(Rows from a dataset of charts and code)
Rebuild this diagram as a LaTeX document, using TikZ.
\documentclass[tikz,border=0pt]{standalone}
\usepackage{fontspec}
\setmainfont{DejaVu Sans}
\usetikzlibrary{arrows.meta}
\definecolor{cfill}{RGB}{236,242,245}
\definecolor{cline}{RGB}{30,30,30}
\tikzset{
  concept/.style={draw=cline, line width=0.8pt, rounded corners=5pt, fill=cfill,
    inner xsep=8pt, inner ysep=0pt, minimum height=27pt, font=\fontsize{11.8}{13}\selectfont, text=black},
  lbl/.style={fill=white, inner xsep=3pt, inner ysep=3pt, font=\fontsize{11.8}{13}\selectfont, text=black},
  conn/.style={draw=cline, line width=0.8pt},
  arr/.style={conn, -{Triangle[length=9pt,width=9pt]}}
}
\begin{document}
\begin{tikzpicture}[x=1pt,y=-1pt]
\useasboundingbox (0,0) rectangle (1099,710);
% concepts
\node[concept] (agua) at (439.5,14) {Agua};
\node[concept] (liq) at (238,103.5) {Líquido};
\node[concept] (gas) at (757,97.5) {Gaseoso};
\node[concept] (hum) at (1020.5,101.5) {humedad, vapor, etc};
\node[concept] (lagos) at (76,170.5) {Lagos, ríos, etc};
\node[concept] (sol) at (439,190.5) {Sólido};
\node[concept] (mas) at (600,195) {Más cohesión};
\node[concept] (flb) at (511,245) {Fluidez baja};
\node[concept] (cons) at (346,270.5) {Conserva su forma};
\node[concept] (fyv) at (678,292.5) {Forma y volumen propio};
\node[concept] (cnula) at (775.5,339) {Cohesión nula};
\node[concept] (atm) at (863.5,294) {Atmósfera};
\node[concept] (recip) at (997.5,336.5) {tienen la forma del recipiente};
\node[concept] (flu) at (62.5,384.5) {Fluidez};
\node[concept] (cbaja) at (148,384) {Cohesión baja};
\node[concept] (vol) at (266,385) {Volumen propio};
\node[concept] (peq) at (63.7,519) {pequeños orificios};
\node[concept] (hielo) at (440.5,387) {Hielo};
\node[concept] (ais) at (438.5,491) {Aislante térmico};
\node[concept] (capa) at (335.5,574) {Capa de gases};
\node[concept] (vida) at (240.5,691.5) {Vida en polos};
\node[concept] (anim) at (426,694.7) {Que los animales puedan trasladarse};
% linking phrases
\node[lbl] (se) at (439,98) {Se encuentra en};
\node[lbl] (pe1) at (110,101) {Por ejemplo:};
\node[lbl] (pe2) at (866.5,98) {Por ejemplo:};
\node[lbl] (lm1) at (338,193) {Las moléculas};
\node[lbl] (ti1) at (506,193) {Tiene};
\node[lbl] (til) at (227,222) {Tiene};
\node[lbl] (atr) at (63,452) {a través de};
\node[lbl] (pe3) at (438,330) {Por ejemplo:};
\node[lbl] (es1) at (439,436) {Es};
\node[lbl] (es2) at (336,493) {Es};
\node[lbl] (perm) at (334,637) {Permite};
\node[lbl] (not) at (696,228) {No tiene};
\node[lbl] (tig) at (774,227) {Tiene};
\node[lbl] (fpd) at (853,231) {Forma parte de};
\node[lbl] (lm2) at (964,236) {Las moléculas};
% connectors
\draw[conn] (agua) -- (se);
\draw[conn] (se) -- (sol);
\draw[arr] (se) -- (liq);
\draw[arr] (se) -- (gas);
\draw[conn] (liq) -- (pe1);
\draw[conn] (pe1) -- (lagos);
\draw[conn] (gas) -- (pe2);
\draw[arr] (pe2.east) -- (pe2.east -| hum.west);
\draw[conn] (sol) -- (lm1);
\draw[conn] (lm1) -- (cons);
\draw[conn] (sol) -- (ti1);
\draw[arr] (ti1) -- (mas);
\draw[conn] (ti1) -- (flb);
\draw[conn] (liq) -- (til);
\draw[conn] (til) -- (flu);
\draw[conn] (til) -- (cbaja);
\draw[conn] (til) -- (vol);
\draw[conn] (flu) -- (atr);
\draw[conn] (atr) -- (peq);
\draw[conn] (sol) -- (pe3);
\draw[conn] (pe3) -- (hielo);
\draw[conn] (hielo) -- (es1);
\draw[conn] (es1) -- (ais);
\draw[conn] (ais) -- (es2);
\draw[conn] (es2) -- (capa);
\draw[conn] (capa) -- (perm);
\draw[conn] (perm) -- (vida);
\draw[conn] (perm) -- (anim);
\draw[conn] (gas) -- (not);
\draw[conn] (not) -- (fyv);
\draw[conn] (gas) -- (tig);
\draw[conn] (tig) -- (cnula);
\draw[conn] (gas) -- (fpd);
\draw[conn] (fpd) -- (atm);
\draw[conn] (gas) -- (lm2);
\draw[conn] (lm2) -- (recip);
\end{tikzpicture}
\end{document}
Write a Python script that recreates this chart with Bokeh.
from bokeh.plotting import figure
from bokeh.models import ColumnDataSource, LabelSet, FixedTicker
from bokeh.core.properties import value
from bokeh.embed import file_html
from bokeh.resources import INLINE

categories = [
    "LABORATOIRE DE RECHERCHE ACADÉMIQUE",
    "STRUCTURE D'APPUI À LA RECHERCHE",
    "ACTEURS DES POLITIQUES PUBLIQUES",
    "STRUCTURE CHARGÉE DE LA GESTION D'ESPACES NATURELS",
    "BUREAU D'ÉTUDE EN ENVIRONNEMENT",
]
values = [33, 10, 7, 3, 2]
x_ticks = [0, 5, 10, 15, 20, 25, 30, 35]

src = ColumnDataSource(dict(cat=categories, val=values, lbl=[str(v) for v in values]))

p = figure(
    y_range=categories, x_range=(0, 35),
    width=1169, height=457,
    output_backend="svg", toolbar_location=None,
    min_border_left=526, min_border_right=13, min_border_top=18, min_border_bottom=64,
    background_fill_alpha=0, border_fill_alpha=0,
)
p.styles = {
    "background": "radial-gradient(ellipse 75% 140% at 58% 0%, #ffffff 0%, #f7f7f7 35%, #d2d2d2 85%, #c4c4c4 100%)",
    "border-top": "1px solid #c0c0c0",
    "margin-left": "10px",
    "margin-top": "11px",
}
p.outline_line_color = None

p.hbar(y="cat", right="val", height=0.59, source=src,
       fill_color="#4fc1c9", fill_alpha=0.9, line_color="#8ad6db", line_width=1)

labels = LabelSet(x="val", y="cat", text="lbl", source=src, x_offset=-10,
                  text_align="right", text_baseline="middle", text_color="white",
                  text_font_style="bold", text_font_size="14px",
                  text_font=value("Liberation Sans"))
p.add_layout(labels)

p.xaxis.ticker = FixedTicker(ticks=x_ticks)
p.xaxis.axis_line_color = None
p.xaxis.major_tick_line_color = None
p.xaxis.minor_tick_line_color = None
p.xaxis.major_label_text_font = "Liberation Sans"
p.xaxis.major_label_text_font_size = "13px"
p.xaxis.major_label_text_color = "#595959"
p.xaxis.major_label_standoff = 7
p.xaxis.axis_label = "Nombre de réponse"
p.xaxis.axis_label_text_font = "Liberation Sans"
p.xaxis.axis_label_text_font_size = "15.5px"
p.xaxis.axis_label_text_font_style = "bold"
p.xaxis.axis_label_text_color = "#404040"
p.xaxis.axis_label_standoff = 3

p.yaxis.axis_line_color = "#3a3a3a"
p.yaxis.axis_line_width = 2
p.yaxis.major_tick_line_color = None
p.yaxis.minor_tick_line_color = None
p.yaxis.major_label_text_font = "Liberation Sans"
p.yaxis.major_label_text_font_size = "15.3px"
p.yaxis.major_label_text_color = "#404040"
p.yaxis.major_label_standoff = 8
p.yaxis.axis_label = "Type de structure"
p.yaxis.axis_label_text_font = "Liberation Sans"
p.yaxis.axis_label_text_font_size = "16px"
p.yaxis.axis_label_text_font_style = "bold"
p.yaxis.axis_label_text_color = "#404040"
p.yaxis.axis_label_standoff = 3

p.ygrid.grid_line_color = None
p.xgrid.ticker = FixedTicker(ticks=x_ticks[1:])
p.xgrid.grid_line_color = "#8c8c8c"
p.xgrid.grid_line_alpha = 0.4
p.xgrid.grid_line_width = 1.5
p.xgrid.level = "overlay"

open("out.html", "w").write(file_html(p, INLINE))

§ **TASK TO CARRY OUT**
Whichever lines contain the string "this", select and copy them.

§ **SOLVED PROBLEM**
Rebuild this diagram as a LaTeX document, using TikZ.
Write a Python script that recreates this chart with Bokeh.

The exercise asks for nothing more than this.